Preferred alignment for buffers

Some of the API types have documented alignment requirements, but for those that don’t, e.g. vertex and index data, output colour buffers etc., is there a preferred alignment requirement for performance?

Yes, and it depends on your data formats.
All device memory allocations must adhere to the CUDA alignment rules for the built-in types, otherwise it won’t work at all, but you’ll get a CUDA misaligned address error instead.
https://docs.nvidia.com/cuda/cuda-c-programming-guide/index.html#vector-types__alignment-requirements-in-device-code

CUDA Driver API cuMemAlloc() resp. CUDA Runtime API cudaMalloc() say “The allocated memory is suitably aligned for any kind of variable.” Those should return 256-byte aligned addresses.
Because of that, an arena allocator might come in handy for lots of small device memory allocations, also for performance.

Note that only 1-, 2-, and 4-component vectors have vectorized load and store commands. Means reading a float4 is normally faster than reading a float3 which is effectively treated as three floats.

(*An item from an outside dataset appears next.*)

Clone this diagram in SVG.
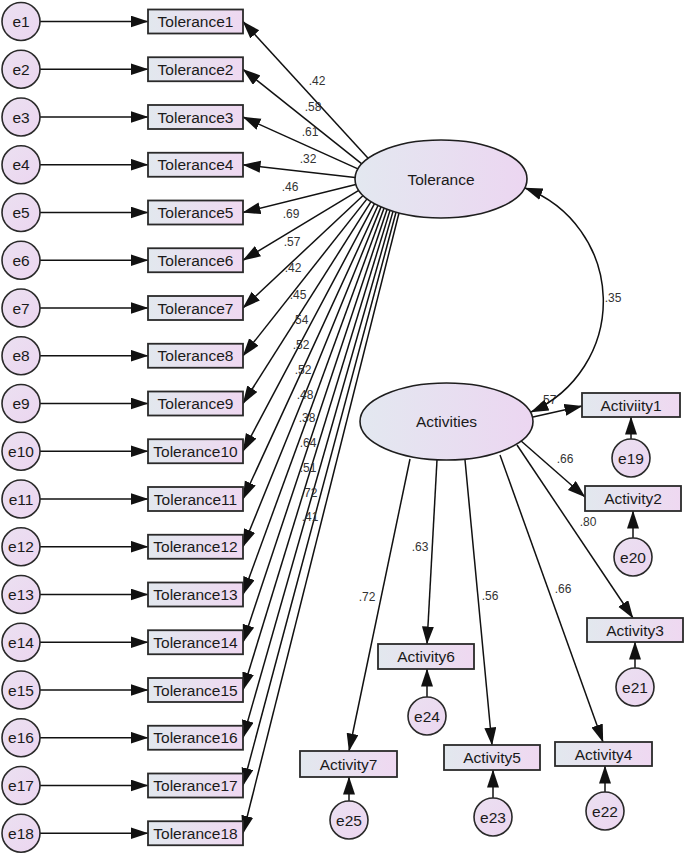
<svg xmlns="http://www.w3.org/2000/svg" width="685" height="856" viewBox="0 0 685 856">
<style>
.n{font-family:"Liberation Sans",Arial,sans-serif;font-size:15.5px;fill:#1a1a1a;text-anchor:middle}
.l{font-family:"Liberation Sans",Arial,sans-serif;font-size:12px;fill:#333;text-anchor:middle}
.box{fill:url(#gb);stroke:#2a2a2a;stroke-width:1.8}
.err{fill:url(#gc);stroke:#2a2a2a;stroke-width:1.6}
.lat{fill:url(#ge);stroke:#1e1e1e;stroke-width:1.6}
.c{fill:none;stroke:#111;stroke-width:1.5;marker-end:url(#ah)}
.cc{fill:none;stroke:#111;stroke-width:1.5;marker-end:url(#ah);marker-start:url(#ah)}
</style>
<defs>
<linearGradient id="gb" x1="0" y1="0" x2="1" y2="0"><stop offset="0" stop-color="#e2e8ee"/><stop offset="1" stop-color="#efd8f1"/></linearGradient>
<linearGradient id="ge" x1="0" y1="0" x2="1" y2="0"><stop offset="0" stop-color="#e3e8f0"/><stop offset="1" stop-color="#ecd6f1"/></linearGradient>
<linearGradient id="gc" x1="0" y1="0" x2="1" y2="1"><stop offset="0" stop-color="#ebe0f1"/><stop offset="1" stop-color="#ecd6f0"/></linearGradient>
<marker id="ah" markerUnits="userSpaceOnUse" markerWidth="20" markerHeight="14" refX="17.5" refY="6" orient="auto-start-reverse"><path d="M0,0 L18,6 L0,12 z" fill="#111"/></marker>
</defs>
<g id="connectors">
<path class="c" d="M40 21.5H148"/>
<path class="c" d="M40 69.25H148"/>
<path class="c" d="M40 117H148"/>
<path class="c" d="M40 164.75H148"/>
<path class="c" d="M40 212.5H148"/>
<path class="c" d="M40 260.25H148"/>
<path class="c" d="M40 308H148"/>
<path class="c" d="M40 355.75H148"/>
<path class="c" d="M40 403.5H148"/>
<path class="c" d="M40 451.25H148"/>
<path class="c" d="M40 499H148"/>
<path class="c" d="M40 546.75H148"/>
<path class="c" d="M40 594.5H148"/>
<path class="c" d="M40 642.25H148"/>
<path class="c" d="M40 690H148"/>
<path class="c" d="M40 737.75H148"/>
<path class="c" d="M40 785.5H148"/>
<path class="c" d="M40 833.25H148"/>
<path class="c" d="M368.1 158.3L243 21.5"/>
<path class="c" d="M361.8 163.8L243 69.25"/>
<path class="c" d="M357.9 168.9L243 117"/>
<path class="c" d="M355.1 177.6L243 164.75"/>
<path class="c" d="M355.8 184.4L243 212.5"/>
<path class="c" d="M358.8 190.4L243 260.25"/>
<path class="c" d="M363.1 195.5L243 308"/>
<path class="c" d="M367 198.9L243 355.75"/>
<path class="c" d="M371 201.7L243 403.5"/>
<path class="c" d="M374.5 203.7L243 451.25"/>
<path class="c" d="M378 205.5L243 499"/>
<path class="c" d="M381 206.9L243 546.75"/>
<path class="c" d="M384 208.2L243 594.5"/>
<path class="c" d="M387 209.4L243 642.25"/>
<path class="c" d="M390 210.4L243 690"/>
<path class="c" d="M393 211.4L243 737.75"/>
<path class="c" d="M396 212.2L243 785.5"/>
<path class="c" d="M399 213L243 833.25"/>
<path class="c" d="M533 417L582 406"/>
<path class="c" d="M520 440L585 497"/>
<path class="c" d="M517 445L633 618"/>
<path class="c" d="M500 455L603 742"/>
<path class="c" d="M465 460L492 745"/>
<path class="c" d="M437 460L427 644"/>
<path class="c" d="M410 459L349 751"/>
<path class="c" d="M631 439V417"/>
<path class="c" d="M633 538V511"/>
<path class="c" d="M635 668V642"/>
<path class="c" d="M427 697V669"/>
<path class="c" d="M349 801V777"/>
<path class="c" d="M493 798V770"/>
<path class="c" d="M605 792V766"/>
<g id="labels">
<text class="l" x="317" y="85.3">.42</text>
<text class="l" x="313" y="111.3">.58</text>
<text class="l" x="310" y="136.3">.61</text>
<text class="l" x="308" y="163.3">.32</text>
<text class="l" x="290" y="191.3">.46</text>
<text class="l" x="291" y="218.3">.69</text>
<text class="l" x="292" y="246.3">.57</text>
<text class="l" x="293" y="272.3">.42</text>
<text class="l" x="298" y="299.3">.45</text>
<text class="l" x="300" y="324.3">.54</text>
<text class="l" x="301" y="349.3">.52</text>
<text class="l" x="303" y="374.3">.52</text>
<text class="l" x="305" y="399.3">.48</text>
<text class="l" x="307" y="422.3">.38</text>
<text class="l" x="308" y="447.3">.64</text>
<text class="l" x="308" y="472.3">.51</text>
<text class="l" x="309" y="497.3">.72</text>
<text class="l" x="310" y="521.3">.41</text>
<text class="l" x="548" y="404.3">.57</text>
<text class="l" x="565" y="463.3">.66</text>
<text class="l" x="588" y="526.3">.80</text>
<text class="l" x="563" y="593.3">.66</text>
<text class="l" x="490" y="600.3">.56</text>
<text class="l" x="420" y="551.3">.63</text>
<text class="l" x="367" y="601.3">.72</text>
<text class="l" x="613" y="302.3">.35</text>
</g>
<path class="cc" d="M525 188A121 121 0 0 1 531 412"/>
</g>
<g id="Tolerance"><ellipse class="lat" cx="441" cy="179" rx="86" ry="39"/><text class="n" x="441" y="184.5">Tolerance</text></g>
<g id="Activities"><ellipse class="lat" cx="446.5" cy="421.5" rx="86.5" ry="38.5"/><text class="n" x="446.5" y="427">Activities</text></g>
<g id="e1"><circle class="err" cx="21" cy="21.5" r="19"/><text class="n" x="21" y="27">e1</text></g>
<g id="e2"><circle class="err" cx="21" cy="69.25" r="19"/><text class="n" x="21" y="74.75">e2</text></g>
<g id="e3"><circle class="err" cx="21" cy="117" r="19"/><text class="n" x="21" y="122.5">e3</text></g>
<g id="e4"><circle class="err" cx="21" cy="164.75" r="19"/><text class="n" x="21" y="170.25">e4</text></g>
<g id="e5"><circle class="err" cx="21" cy="212.5" r="19"/><text class="n" x="21" y="218">e5</text></g>
<g id="e6"><circle class="err" cx="21" cy="260.25" r="19"/><text class="n" x="21" y="265.75">e6</text></g>
<g id="e7"><circle class="err" cx="21" cy="308" r="19"/><text class="n" x="21" y="313.5">e7</text></g>
<g id="e8"><circle class="err" cx="21" cy="355.75" r="19"/><text class="n" x="21" y="361.25">e8</text></g>
<g id="e9"><circle class="err" cx="21" cy="403.5" r="19"/><text class="n" x="21" y="409">e9</text></g>
<g id="e10"><circle class="err" cx="21" cy="451.25" r="19"/><text class="n" x="21" y="456.75">e10</text></g>
<g id="e11"><circle class="err" cx="21" cy="499" r="19"/><text class="n" x="21" y="504.5">e11</text></g>
<g id="e12"><circle class="err" cx="21" cy="546.75" r="19"/><text class="n" x="21" y="552.25">e12</text></g>
<g id="e13"><circle class="err" cx="21" cy="594.5" r="19"/><text class="n" x="21" y="600">e13</text></g>
<g id="e14"><circle class="err" cx="21" cy="642.25" r="19"/><text class="n" x="21" y="647.75">e14</text></g>
<g id="e15"><circle class="err" cx="21" cy="690" r="19"/><text class="n" x="21" y="695.5">e15</text></g>
<g id="e16"><circle class="err" cx="21" cy="737.75" r="19"/><text class="n" x="21" y="743.25">e16</text></g>
<g id="e17"><circle class="err" cx="21" cy="785.5" r="19"/><text class="n" x="21" y="791">e17</text></g>
<g id="e18"><circle class="err" cx="21" cy="833.25" r="19"/><text class="n" x="21" y="838.75">e18</text></g>
<g id="Tolerance1"><rect class="box" x="148" y="9.5" width="95" height="24"/><text class="n" x="195.5" y="27">Tolerance1</text></g>
<g id="Tolerance2"><rect class="box" x="148" y="57.25" width="95" height="24"/><text class="n" x="195.5" y="74.75">Tolerance2</text></g>
<g id="Tolerance3"><rect class="box" x="148" y="105" width="95" height="24"/><text class="n" x="195.5" y="122.5">Tolerance3</text></g>
<g id="Tolerance4"><rect class="box" x="148" y="152.75" width="95" height="24"/><text class="n" x="195.5" y="170.25">Tolerance4</text></g>
<g id="Tolerance5"><rect class="box" x="148" y="200.5" width="95" height="24"/><text class="n" x="195.5" y="218">Tolerance5</text></g>
<g id="Tolerance6"><rect class="box" x="148" y="248.25" width="95" height="24"/><text class="n" x="195.5" y="265.75">Tolerance6</text></g>
<g id="Tolerance7"><rect class="box" x="148" y="296" width="95" height="24"/><text class="n" x="195.5" y="313.5">Tolerance7</text></g>
<g id="Tolerance8"><rect class="box" x="148" y="343.75" width="95" height="24"/><text class="n" x="195.5" y="361.25">Tolerance8</text></g>
<g id="Tolerance9"><rect class="box" x="148" y="391.5" width="95" height="24"/><text class="n" x="195.5" y="409">Tolerance9</text></g>
<g id="Tolerance10"><rect class="box" x="148" y="439.25" width="95" height="24"/><text class="n" x="195.5" y="456.75">Tolerance10</text></g>
<g id="Tolerance11"><rect class="box" x="148" y="487" width="95" height="24"/><text class="n" x="195.5" y="504.5">Tolerance11</text></g>
<g id="Tolerance12"><rect class="box" x="148" y="534.75" width="95" height="24"/><text class="n" x="195.5" y="552.25">Tolerance12</text></g>
<g id="Tolerance13"><rect class="box" x="148" y="582.5" width="95" height="24"/><text class="n" x="195.5" y="600">Tolerance13</text></g>
<g id="Tolerance14"><rect class="box" x="148" y="630.25" width="95" height="24"/><text class="n" x="195.5" y="647.75">Tolerance14</text></g>
<g id="Tolerance15"><rect class="box" x="148" y="678" width="95" height="24"/><text class="n" x="195.5" y="695.5">Tolerance15</text></g>
<g id="Tolerance16"><rect class="box" x="148" y="725.75" width="95" height="24"/><text class="n" x="195.5" y="743.25">Tolerance16</text></g>
<g id="Tolerance17"><rect class="box" x="148" y="773.5" width="95" height="24"/><text class="n" x="195.5" y="791">Tolerance17</text></g>
<g id="Tolerance18"><rect class="box" x="148" y="821.25" width="95" height="24"/><text class="n" x="195.5" y="838.75">Tolerance18</text></g>
<g id="Activity1"><rect class="box" x="582" y="393" width="98" height="24"/><text class="n" x="631" y="410.5">Activiity1</text></g>
<g id="Activity2"><rect class="box" x="585" y="486" width="96" height="25"/><text class="n" x="633" y="504">Activity2</text></g>
<g id="Activity3"><rect class="box" x="587" y="618" width="96" height="24"/><text class="n" x="635" y="635.5">Activity3</text></g>
<g id="Activity4"><rect class="box" x="555" y="742" width="97" height="24"/><text class="n" x="603.5" y="759.5">Activity4</text></g>
<g id="Activity5"><rect class="box" x="444" y="745" width="96" height="25"/><text class="n" x="492" y="763">Activity5</text></g>
<g id="Activity6"><rect class="box" x="378" y="644" width="96" height="25"/><text class="n" x="426" y="662">Activity6</text></g>
<g id="Activity7"><rect class="box" x="300" y="751" width="97" height="26"/><text class="n" x="348.5" y="769.5">Activity7</text></g>
<g id="e19"><circle class="err" cx="631" cy="458" r="19"/><text class="n" x="631" y="463.5">e19</text></g>
<g id="e20"><circle class="err" cx="633" cy="557" r="19"/><text class="n" x="633" y="562.5">e20</text></g>
<g id="e21"><circle class="err" cx="635" cy="687" r="19"/><text class="n" x="635" y="692.5">e21</text></g>
<g id="e22"><circle class="err" cx="605" cy="811" r="19"/><text class="n" x="605" y="816.5">e22</text></g>
<g id="e23"><circle class="err" cx="493" cy="817" r="19"/><text class="n" x="493" y="822.5">e23</text></g>
<g id="e24"><circle class="err" cx="427" cy="716" r="19"/><text class="n" x="427" y="721.5">e24</text></g>
<g id="e25"><circle class="err" cx="349" cy="820" r="19"/><text class="n" x="349" y="825.5">e25</text></g>
</svg>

The recommendation to not accumulate (read-modify-write) into float3 when using pinned host memory given in previous OptiX versions esp. from multiple devices still applies. That’s a PCI-E effect.

Thanks Detlef! Yeah I’m in the process of adding allocator support to my high-level optix bindings, hence the question.

As a follow-up, what exactly is special about the built-in vector types aside from the alignment? You mention vectorized load/store… is it possible to get the same efficiency with a custom vector type?

“As a follow-up, what exactly is special about the built-in vector types aside from the alignment?”

There are matching PTX specifiers for the vectorized instructions. You can find them inside the PTX ISA documentation in the CUDA Toolkit docs folder, e.g. ptx_isa_6.4.pdf in CUDA 10.1, when looking for “v2” and “v4” for load and store (ld, st), chapter 9.7.8 Data Movement and Conversion Instructions.

“You mention vectorized load/store… is it possible to get the same efficiency with a custom vector type?”

Unlikely, at least not without explicit design for that purpose.
The different alignment restrictions of a float4 (align 16) and four floats (align 4) would prohibit automatic compile time optimizations for vectorized accesses.
You would either need to code especially for the built-in vector types to indicate the alignment requirements are granted during compile time or you’d need to strictly align all your user defined structs to the same alignment the CUDA compiler uses to optimize the data accesses.
Check the CUDA header vector_types.h for how that defines the float4 for example.

Using the align specifiers on user defined structs are hopefully enough to let the compiler generate more optimal accesses. (I haven’t tried that, I use the built-in types.)

PTX is just an intermediate assembly-like representation. How the actual microcode looks like in the end, can only be seen in the final SASS code.

With PTX input code compiled with --generate-line-info and OptixModuleCompileOptions::debugLevel set OPTIX_COMPILE_DEBUG_LEVEL_LINEINFO, Nsight Compute 2019.4 or newer should be able to show the OptiX 7 CUDA source code, the PTX code, and the matching SASS instructions for the user provided modules side by side.
That will really tell you if the compiler generated vectorized instructions.

Here’s a list of SASS instructions for the different GPU architectures.
https://docs.nvidia.com/cuda/cuda-binary-utilities/index.html#instruction-set-ref

(Warning: Never profile with Nsight Compute when OptixModuleCompileOptions and OptixPipelineCompileOptions are not at full optimizations!
With OPTIX_COMPILE_DEBUG_LEVEL_FULL there, the assembly will look completely differently, esp. wrt. to instruction reordering.
The bottlenecks will become different, for example, where a path tracer is normally memory access limited, in debug it might be instruction fetch limited due to missing interleaving of parallel instructions, etc.)